# Objective
Make an exact copy of all the material below, apart from the pictures.
-- -- --
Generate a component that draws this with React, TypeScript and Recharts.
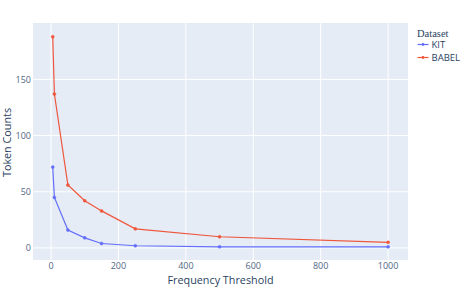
import { LineChart, Line, XAxis, YAxis, CartesianGrid } from 'recharts';

const thresholds = [5, 10, 50, 100, 150, 250, 500, 1000];
const kitCounts = [72, 45, 16, 9, 4, 2, 1, 1];
const babelCounts = [188, 137, 56, 42, 33, 17, 10, 5];
const xTicks = [0, 200, 400, 600, 800, 1000];
const yTicks = [0, 50, 100, 150];

const data = thresholds.map((t, i) => ({ t, KIT: kitCounts[i], BABEL: babelCounts[i] }));

const KIT_COLOR = '#636efa';
const BABEL_COLOR = '#EF553B';
const font = '"Open Sans", sans-serif';

const series = [
  { name: 'KIT', color: KIT_COLOR },
  { name: 'BABEL', color: BABEL_COLOR },
];

// legend drawn as a small svg on top of the chart
const LegendBox = () => (
  <svg width={60} height={50} style={{ position: 'absolute', left: 410, top: 22 }}>
    <text x={7} y={14.5} fontFamily='"Liberation Serif", serif' fontSize={10.5} fill="#2a3f5f">
      Dataset
    </text>
    {series.map((s, i) => {
      const cy = 22.5 + i * 13;
      return (
        <g key={s.name}>
          <line x1={7.5} y1={cy} x2={18.5} y2={cy} stroke={s.color} strokeWidth={1.2} />
          <circle cx={13} cy={cy} r={1.4} fill={s.color} />
          <text x={21.5} y={cy + 3.2} fontFamily={font} fontSize={9.5} fill="#2a3f5f">
            {s.name}
          </text>
        </g>
      );
    })}
  </svg>
);

const YTitle = () => (
  <text transform="translate(11,142.5) rotate(-90)" textAnchor="middle" fill="#2a3f5f" fontSize={10.8} fontFamily={font}>
    Token Counts
  </text>
);

const XTitle = () => (
  <text x={220.5} y={283.5} textAnchor="middle" fill="#2a3f5f" fontSize={10.8} fontFamily={font}>
    Frequency Threshold
  </text>
);

export default function App() {
  return (
    <div style={{ position: 'absolute', left: 0, top: 0, width: 466, height: 292, background: '#fff' }}>
      <LineChart width={466} height={292} data={data} margin={{ top: 23, right: 58, left: 0, bottom: 0 }}>
        <CartesianGrid fill="#E5ECF6" stroke="#ffffff" strokeWidth={1} horizontalValues={yTicks} verticalValues={xTicks} />
        <XAxis
          dataKey="t"
          type="number"
          domain={[-53.5, 1059]}
          ticks={xTicks}
          axisLine={false}
          tickLine={false}
          tickSize={0}
          tickMargin={3}
          height={32}
          tick={{ fill: '#506784', fontSize: 9, fontFamily: font }}
          label={{ content: () => <XTitle /> }}
        />
        <YAxis
          type="number"
          domain={[-10.7, 200.2]}
          ticks={yTicks}
          axisLine={false}
          tickLine={false}
          tickSize={0}
          tickMargin={2}
          width={33}
          tick={{ fill: '#506784', fontSize: 9, fontFamily: font }}
          label={{ content: () => <YTitle /> }}
        />
        <Line
          dataKey="KIT"
          stroke={KIT_COLOR}
          strokeWidth={1.2}
          dot={{ r: 1.5, fill: KIT_COLOR, stroke: KIT_COLOR, strokeWidth: 0.5 }}
          isAnimationActive={false}
        />
        <Line
          dataKey="BABEL"
          stroke={BABEL_COLOR}
          strokeWidth={1.2}
          dot={{ r: 1.5, fill: BABEL_COLOR, stroke: BABEL_COLOR, strokeWidth: 0.5 }}
          isAnimationActive={false}
        />
      </LineChart>
      <LegendBox />
    </div>
  );
}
-- -- --
# Output for this exercise
Generate a component that draws this with React, TypeScript and Recharts.
import { LineChart, Line, XAxis, YAxis, CartesianGrid } from 'recharts';

const thresholds = [5, 10, 50, 100, 150, 250, 500, 1000];
const kitCounts = [72, 45, 16, 9, 4, 2, 1, 1];
const babelCounts = [188, 137, 56, 42, 33, 17, 10, 5];
const xTicks = [0, 200, 400, 600, 800, 1000];
const yTicks = [0, 50, 100, 150];

const data = thresholds.map((t, i) => ({ t, KIT: kitCounts[i], BABEL: babelCounts[i] }));

const KIT_COLOR = '#636efa';
const BABEL_COLOR = '#EF553B';
const font = '"Open Sans", sans-serif';

const series = [
  { name: 'KIT', color: KIT_COLOR },
  { name: 'BABEL', color: BABEL_COLOR },
];

// legend drawn as a small svg on top of the chart
const LegendBox = () => (
  <svg width={60} height={50} style={{ position: 'absolute', left: 410, top: 22 }}>
    <text x={7} y={14.5} fontFamily='"Liberation Serif", serif' fontSize={10.5} fill="#2a3f5f">
      Dataset
    </text>
    {series.map((s, i) => {
      const cy = 22.5 + i * 13;
      return (
        <g key={s.name}>
          <line x1={7.5} y1={cy} x2={18.5} y2={cy} stroke={s.color} strokeWidth={1.2} />
          <circle cx={13} cy={cy} r={1.4} fill={s.color} />
          <text x={21.5} y={cy + 3.2} fontFamily={font} fontSize={9.5} fill="#2a3f5f">
            {s.name}
          </text>
        </g>
      );
    })}
  </svg>
);

const YTitle = () => (
  <text transform="translate(11,142.5) rotate(-90)" textAnchor="middle" fill="#2a3f5f" fontSize={10.8} fontFamily={font}>
    Token Counts
  </text>
);

const XTitle = () => (
  <text x={220.5} y={283.5} textAnchor="middle" fill="#2a3f5f" fontSize={10.8} fontFamily={font}>
    Frequency Threshold
  </text>
);

export default function App() {
  return (
    <div style={{ position: 'absolute', left: 0, top: 0, width: 466, height: 292, background: '#fff' }}>
      <LineChart width={466} height={292} data={data} margin={{ top: 23, right: 58, left: 0, bottom: 0 }}>
        <CartesianGrid fill="#E5ECF6" stroke="#ffffff" strokeWidth={1} horizontalValues={yTicks} verticalValues={xTicks} />
        <XAxis
          dataKey="t"
          type="number"
          domain={[-53.5, 1059]}
          ticks={xTicks}
          axisLine={false}
          tickLine={false}
          tickSize={0}
          tickMargin={3}
          height={32}
          tick={{ fill: '#506784', fontSize: 9, fontFamily: font }}
          label={{ content: () => <XTitle /> }}
        />
        <YAxis
          type="number"
          domain={[-10.7, 200.2]}
          ticks={yTicks}
          axisLine={false}
          tickLine={false}
          tickSize={0}
          tickMargin={2}
          width={33}
          tick={{ fill: '#506784', fontSize: 9, fontFamily: font }}
          label={{ content: () => <YTitle /> }}
        />
        <Line
          dataKey="KIT"
          stroke={KIT_COLOR}
          strokeWidth={1.2}
          dot={{ r: 1.5, fill: KIT_COLOR, stroke: KIT_COLOR, strokeWidth: 0.5 }}
          isAnimationActive={false}
        />
        <Line
          dataKey="BABEL"
          stroke={BABEL_COLOR}
          strokeWidth={1.2}
          dot={{ r: 1.5, fill: BABEL_COLOR, stroke: BABEL_COLOR, strokeWidth: 0.5 }}
          isAnimationActive={false}
        />
      </LineChart>
      <LegendBox />
    </div>
  );
}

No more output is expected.